* start DATA TO PROCESS *

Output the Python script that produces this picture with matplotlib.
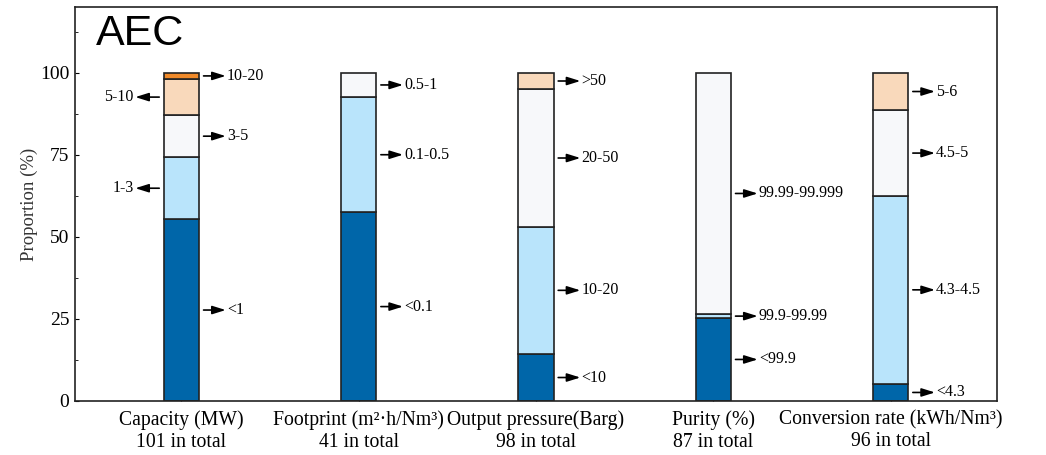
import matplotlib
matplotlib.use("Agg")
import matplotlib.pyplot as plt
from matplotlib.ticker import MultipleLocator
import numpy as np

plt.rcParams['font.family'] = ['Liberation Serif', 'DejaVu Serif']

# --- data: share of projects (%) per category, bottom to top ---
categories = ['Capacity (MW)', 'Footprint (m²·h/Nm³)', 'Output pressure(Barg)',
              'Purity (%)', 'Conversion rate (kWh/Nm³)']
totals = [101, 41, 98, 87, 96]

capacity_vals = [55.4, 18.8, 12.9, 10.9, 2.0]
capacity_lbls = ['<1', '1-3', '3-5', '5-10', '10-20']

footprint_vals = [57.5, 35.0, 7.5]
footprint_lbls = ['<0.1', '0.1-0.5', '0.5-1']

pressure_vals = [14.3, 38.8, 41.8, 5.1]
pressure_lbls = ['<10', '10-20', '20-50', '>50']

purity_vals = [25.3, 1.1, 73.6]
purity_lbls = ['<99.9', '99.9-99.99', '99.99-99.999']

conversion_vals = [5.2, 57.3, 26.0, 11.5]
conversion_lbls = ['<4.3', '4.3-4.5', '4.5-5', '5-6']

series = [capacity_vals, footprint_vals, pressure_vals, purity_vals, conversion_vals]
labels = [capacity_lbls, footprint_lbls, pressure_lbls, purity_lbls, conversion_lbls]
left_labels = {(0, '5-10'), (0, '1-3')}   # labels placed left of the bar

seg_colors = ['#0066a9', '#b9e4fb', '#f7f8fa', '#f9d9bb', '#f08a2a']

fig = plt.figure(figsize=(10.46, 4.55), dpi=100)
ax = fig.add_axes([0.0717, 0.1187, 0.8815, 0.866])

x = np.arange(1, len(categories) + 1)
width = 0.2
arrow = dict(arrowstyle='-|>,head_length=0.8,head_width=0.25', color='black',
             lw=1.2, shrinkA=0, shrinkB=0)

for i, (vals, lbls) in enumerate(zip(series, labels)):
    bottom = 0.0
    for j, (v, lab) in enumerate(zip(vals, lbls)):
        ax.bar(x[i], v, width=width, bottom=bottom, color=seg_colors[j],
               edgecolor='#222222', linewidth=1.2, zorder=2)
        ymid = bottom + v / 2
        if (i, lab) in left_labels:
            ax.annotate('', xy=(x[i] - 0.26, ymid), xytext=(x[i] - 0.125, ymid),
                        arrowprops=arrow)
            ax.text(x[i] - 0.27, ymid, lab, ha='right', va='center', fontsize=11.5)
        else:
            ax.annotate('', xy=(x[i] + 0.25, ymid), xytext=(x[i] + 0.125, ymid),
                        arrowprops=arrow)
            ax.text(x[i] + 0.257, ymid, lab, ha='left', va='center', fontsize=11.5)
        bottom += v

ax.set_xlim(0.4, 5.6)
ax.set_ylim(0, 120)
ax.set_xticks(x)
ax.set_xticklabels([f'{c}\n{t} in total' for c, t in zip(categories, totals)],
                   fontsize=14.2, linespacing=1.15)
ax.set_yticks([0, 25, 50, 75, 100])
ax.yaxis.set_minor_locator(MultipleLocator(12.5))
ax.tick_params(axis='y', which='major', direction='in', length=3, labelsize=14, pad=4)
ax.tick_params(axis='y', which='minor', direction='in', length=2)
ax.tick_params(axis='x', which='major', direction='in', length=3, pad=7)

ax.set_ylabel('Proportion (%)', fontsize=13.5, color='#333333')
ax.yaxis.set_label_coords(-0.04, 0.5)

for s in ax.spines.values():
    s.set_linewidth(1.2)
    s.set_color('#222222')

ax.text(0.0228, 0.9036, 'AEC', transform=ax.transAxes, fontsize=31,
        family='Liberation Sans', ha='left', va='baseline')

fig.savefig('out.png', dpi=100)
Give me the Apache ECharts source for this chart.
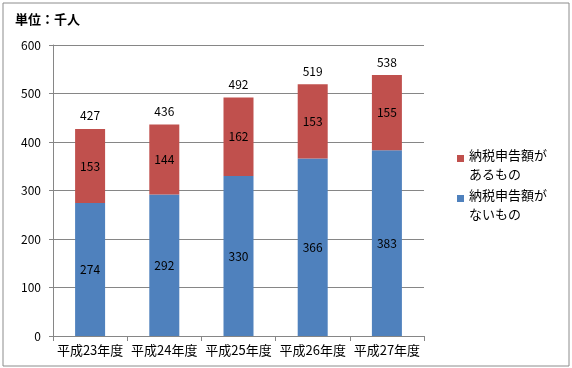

* end DATA TO PROCESS *

● PROBLEM STATEMENT:
Omit the pictures, and quote the material above exactly as given.

● RESULT OF THE TASK:
Output the Python script that produces this picture with matplotlib.
import matplotlib
matplotlib.use("Agg")
import matplotlib.pyplot as plt
from matplotlib.ticker import MultipleLocator
import numpy as np

plt.rcParams['font.family'] = ['Liberation Serif', 'DejaVu Serif']

# --- data: share of projects (%) per category, bottom to top ---
categories = ['Capacity (MW)', 'Footprint (m²·h/Nm³)', 'Output pressure(Barg)',
              'Purity (%)', 'Conversion rate (kWh/Nm³)']
totals = [101, 41, 98, 87, 96]

capacity_vals = [55.4, 18.8, 12.9, 10.9, 2.0]
capacity_lbls = ['<1', '1-3', '3-5', '5-10', '10-20']

footprint_vals = [57.5, 35.0, 7.5]
footprint_lbls = ['<0.1', '0.1-0.5', '0.5-1']

pressure_vals = [14.3, 38.8, 41.8, 5.1]
pressure_lbls = ['<10', '10-20', '20-50', '>50']

purity_vals = [25.3, 1.1, 73.6]
purity_lbls = ['<99.9', '99.9-99.99', '99.99-99.999']

conversion_vals = [5.2, 57.3, 26.0, 11.5]
conversion_lbls = ['<4.3', '4.3-4.5', '4.5-5', '5-6']

series = [capacity_vals, footprint_vals, pressure_vals, purity_vals, conversion_vals]
labels = [capacity_lbls, footprint_lbls, pressure_lbls, purity_lbls, conversion_lbls]
left_labels = {(0, '5-10'), (0, '1-3')}   # labels placed left of the bar

seg_colors = ['#0066a9', '#b9e4fb', '#f7f8fa', '#f9d9bb', '#f08a2a']

fig = plt.figure(figsize=(10.46, 4.55), dpi=100)
ax = fig.add_axes([0.0717, 0.1187, 0.8815, 0.866])

x = np.arange(1, len(categories) + 1)
width = 0.2
arrow = dict(arrowstyle='-|>,head_length=0.8,head_width=0.25', color='black',
             lw=1.2, shrinkA=0, shrinkB=0)

for i, (vals, lbls) in enumerate(zip(series, labels)):
    bottom = 0.0
    for j, (v, lab) in enumerate(zip(vals, lbls)):
        ax.bar(x[i], v, width=width, bottom=bottom, color=seg_colors[j],
               edgecolor='#222222', linewidth=1.2, zorder=2)
        ymid = bottom + v / 2
        if (i, lab) in left_labels:
            ax.annotate('', xy=(x[i] - 0.26, ymid), xytext=(x[i] - 0.125, ymid),
                        arrowprops=arrow)
            ax.text(x[i] - 0.27, ymid, lab, ha='right', va='center', fontsize=11.5)
        else:
            ax.annotate('', xy=(x[i] + 0.25, ymid), xytext=(x[i] + 0.125, ymid),
                        arrowprops=arrow)
            ax.text(x[i] + 0.257, ymid, lab, ha='left', va='center', fontsize=11.5)
        bottom += v

ax.set_xlim(0.4, 5.6)
ax.set_ylim(0, 120)
ax.set_xticks(x)
ax.set_xticklabels([f'{c}\n{t} in total' for c, t in zip(categories, totals)],
                   fontsize=14.2, linespacing=1.15)
ax.set_yticks([0, 25, 50, 75, 100])
ax.yaxis.set_minor_locator(MultipleLocator(12.5))
ax.tick_params(axis='y', which='major', direction='in', length=3, labelsize=14, pad=4)
ax.tick_params(axis='y', which='minor', direction='in', length=2)
ax.tick_params(axis='x', which='major', direction='in', length=3, pad=7)

ax.set_ylabel('Proportion (%)', fontsize=13.5, color='#333333')
ax.yaxis.set_label_coords(-0.04, 0.5)

for s in ax.spines.values():
    s.set_linewidth(1.2)
    s.set_color('#222222')

ax.text(0.0228, 0.9036, 'AEC', transform=ax.transAxes, fontsize=31,
        family='Liberation Sans', ha='left', va='baseline')

fig.savefig('out.png', dpi=100)
Give me the Apache ECharts source for this chart.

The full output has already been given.